### [EXERCISE OBJECTIVE]
Set down, exactly as written, the lines from the top of the data to the line that holds "(0,0) rectangle (961,466);", and omit the pictures.

++++++++++

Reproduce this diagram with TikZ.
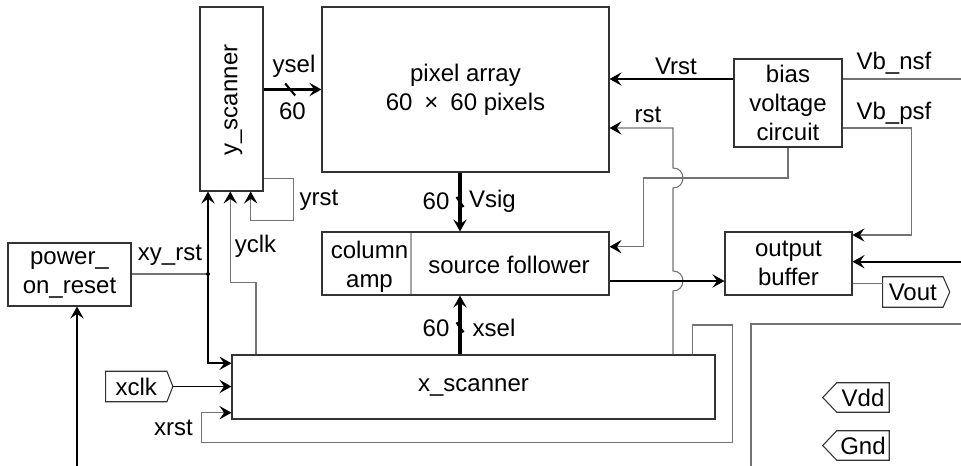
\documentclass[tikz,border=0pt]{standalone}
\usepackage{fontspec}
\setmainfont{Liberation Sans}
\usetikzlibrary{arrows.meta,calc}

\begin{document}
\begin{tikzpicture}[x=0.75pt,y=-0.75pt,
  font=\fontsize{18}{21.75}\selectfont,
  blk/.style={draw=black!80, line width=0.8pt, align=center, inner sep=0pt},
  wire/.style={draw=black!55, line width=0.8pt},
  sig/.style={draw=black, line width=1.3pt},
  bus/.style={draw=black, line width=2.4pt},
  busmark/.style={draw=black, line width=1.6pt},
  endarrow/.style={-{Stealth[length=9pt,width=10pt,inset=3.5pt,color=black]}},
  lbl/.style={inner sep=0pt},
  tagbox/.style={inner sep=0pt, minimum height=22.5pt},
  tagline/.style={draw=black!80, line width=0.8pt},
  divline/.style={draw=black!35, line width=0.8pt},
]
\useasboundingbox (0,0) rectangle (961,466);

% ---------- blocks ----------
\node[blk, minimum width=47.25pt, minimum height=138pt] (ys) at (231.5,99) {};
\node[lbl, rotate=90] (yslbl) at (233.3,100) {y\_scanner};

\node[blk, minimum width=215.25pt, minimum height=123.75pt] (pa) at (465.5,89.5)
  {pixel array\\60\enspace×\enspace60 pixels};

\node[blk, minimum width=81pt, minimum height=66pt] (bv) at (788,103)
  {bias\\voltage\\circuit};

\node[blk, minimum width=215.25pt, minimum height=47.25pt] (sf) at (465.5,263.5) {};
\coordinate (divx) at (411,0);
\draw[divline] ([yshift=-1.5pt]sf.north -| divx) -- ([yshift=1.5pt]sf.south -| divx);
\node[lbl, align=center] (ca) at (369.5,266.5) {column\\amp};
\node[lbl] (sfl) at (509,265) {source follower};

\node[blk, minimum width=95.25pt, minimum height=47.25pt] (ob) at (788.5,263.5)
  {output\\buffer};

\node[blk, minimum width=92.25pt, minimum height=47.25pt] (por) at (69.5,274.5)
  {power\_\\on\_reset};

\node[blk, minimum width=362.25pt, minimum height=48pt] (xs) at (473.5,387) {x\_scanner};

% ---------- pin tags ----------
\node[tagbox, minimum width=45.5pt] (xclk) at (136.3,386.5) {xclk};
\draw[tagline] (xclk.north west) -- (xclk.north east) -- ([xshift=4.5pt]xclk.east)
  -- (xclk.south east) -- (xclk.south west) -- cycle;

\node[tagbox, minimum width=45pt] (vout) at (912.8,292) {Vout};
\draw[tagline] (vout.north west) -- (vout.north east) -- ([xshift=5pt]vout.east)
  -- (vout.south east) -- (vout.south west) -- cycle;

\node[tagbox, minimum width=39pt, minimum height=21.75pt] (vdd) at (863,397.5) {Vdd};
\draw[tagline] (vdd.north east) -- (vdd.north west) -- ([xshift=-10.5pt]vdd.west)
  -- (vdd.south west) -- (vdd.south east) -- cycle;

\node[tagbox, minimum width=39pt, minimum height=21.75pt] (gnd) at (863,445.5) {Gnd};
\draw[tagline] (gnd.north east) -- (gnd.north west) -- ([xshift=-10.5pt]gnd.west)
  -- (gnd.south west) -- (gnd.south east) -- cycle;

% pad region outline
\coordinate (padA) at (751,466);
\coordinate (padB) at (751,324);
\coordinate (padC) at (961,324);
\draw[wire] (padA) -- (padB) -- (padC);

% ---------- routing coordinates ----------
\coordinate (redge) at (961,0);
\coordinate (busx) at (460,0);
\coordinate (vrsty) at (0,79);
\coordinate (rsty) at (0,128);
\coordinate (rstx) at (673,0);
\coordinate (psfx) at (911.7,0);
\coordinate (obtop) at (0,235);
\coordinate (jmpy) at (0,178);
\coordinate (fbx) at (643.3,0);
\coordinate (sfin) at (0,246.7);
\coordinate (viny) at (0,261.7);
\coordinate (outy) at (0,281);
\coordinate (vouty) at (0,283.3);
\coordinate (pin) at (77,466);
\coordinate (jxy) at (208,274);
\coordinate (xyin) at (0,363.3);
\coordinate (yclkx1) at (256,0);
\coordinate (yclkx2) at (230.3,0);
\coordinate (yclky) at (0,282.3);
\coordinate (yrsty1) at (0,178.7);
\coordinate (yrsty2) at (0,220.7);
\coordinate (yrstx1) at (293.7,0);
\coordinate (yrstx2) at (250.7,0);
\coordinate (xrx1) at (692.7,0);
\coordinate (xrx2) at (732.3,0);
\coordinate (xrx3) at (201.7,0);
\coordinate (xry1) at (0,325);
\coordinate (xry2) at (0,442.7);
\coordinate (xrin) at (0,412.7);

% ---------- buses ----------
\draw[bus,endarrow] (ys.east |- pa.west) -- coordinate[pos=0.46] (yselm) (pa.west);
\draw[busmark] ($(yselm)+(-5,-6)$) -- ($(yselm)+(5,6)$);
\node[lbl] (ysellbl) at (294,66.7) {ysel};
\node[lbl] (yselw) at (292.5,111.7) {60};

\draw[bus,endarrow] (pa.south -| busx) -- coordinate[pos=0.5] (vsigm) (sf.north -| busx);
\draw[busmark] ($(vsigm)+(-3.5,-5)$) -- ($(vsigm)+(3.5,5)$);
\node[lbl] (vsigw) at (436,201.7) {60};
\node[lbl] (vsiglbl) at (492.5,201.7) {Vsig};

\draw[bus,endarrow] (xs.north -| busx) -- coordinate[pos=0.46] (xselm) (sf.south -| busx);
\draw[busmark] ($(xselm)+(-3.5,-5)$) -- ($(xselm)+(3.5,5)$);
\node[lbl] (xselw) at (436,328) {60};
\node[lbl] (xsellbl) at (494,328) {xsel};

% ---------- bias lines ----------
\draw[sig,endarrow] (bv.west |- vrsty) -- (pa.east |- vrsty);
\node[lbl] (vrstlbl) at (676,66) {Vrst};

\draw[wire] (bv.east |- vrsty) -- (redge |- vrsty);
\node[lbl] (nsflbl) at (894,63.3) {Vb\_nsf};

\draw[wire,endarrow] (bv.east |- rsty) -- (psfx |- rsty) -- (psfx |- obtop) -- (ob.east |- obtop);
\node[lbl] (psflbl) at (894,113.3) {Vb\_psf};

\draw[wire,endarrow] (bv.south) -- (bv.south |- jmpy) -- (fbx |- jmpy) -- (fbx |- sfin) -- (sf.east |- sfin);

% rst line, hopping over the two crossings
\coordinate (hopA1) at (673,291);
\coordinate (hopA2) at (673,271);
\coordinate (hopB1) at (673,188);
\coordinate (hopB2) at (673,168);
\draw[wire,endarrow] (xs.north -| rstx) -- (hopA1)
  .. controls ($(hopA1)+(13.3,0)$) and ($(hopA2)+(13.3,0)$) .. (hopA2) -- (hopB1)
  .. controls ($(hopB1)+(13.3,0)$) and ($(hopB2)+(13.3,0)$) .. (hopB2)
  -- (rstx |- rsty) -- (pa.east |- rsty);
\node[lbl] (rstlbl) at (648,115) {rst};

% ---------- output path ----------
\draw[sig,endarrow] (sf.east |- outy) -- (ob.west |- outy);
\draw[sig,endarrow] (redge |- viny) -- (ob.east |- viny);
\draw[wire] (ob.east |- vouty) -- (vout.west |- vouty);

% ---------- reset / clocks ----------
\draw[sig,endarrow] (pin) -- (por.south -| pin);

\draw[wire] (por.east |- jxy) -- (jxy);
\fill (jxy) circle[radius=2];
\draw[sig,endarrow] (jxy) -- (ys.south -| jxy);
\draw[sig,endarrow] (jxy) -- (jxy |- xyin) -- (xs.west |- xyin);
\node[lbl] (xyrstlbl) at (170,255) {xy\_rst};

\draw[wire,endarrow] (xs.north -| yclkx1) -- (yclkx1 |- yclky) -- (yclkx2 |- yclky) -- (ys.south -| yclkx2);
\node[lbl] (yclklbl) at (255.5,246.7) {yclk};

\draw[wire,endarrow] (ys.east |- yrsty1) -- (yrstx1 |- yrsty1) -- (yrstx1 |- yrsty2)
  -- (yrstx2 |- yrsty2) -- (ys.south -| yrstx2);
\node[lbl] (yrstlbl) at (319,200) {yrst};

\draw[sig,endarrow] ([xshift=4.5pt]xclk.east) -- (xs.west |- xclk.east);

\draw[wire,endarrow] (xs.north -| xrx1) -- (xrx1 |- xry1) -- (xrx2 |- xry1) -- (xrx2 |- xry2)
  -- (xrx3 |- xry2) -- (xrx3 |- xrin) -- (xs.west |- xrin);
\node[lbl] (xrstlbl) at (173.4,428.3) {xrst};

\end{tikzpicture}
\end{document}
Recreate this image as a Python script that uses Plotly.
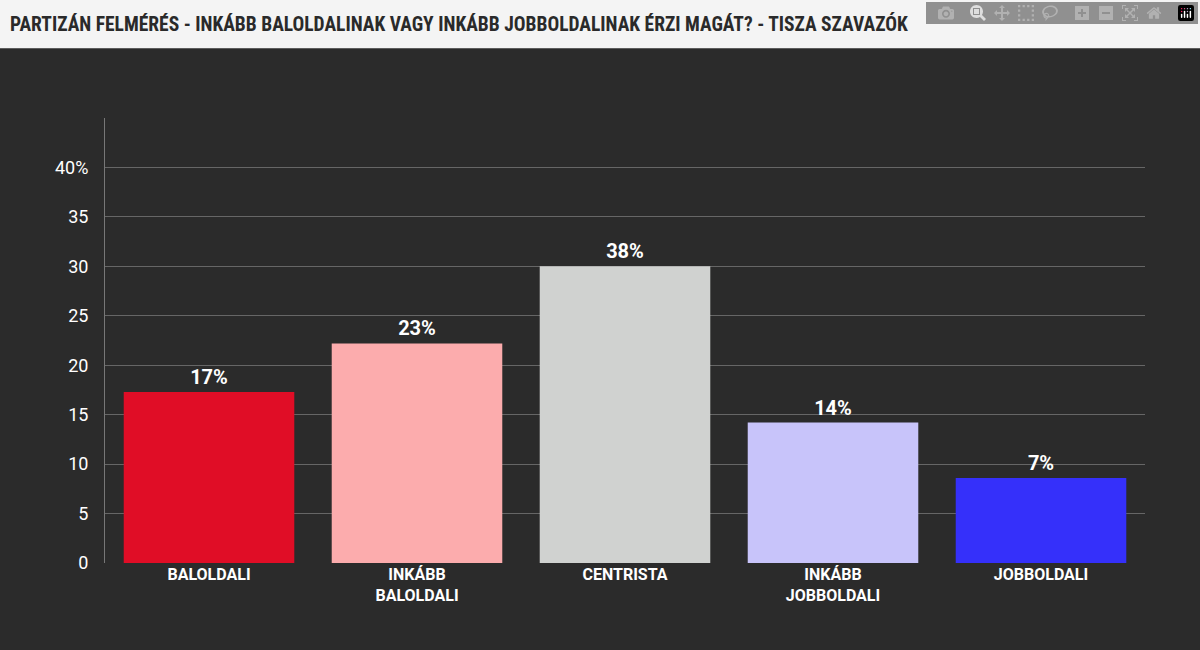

++++++++++

### [CORRECT ANSWER]
Reproduce this diagram with TikZ.
\documentclass[tikz,border=0pt]{standalone}
\usepackage{fontspec}
\setmainfont{Liberation Sans}
\usetikzlibrary{arrows.meta,calc}

\begin{document}
\begin{tikzpicture}[x=0.75pt,y=-0.75pt,
  font=\fontsize{18}{21.75}\selectfont,
  blk/.style={draw=black!80, line width=0.8pt, align=center, inner sep=0pt},
  wire/.style={draw=black!55, line width=0.8pt},
  sig/.style={draw=black, line width=1.3pt},
  bus/.style={draw=black, line width=2.4pt},
  busmark/.style={draw=black, line width=1.6pt},
  endarrow/.style={-{Stealth[length=9pt,width=10pt,inset=3.5pt,color=black]}},
  lbl/.style={inner sep=0pt},
  tagbox/.style={inner sep=0pt, minimum height=22.5pt},
  tagline/.style={draw=black!80, line width=0.8pt},
  divline/.style={draw=black!35, line width=0.8pt},
]
\useasboundingbox (0,0) rectangle (961,466);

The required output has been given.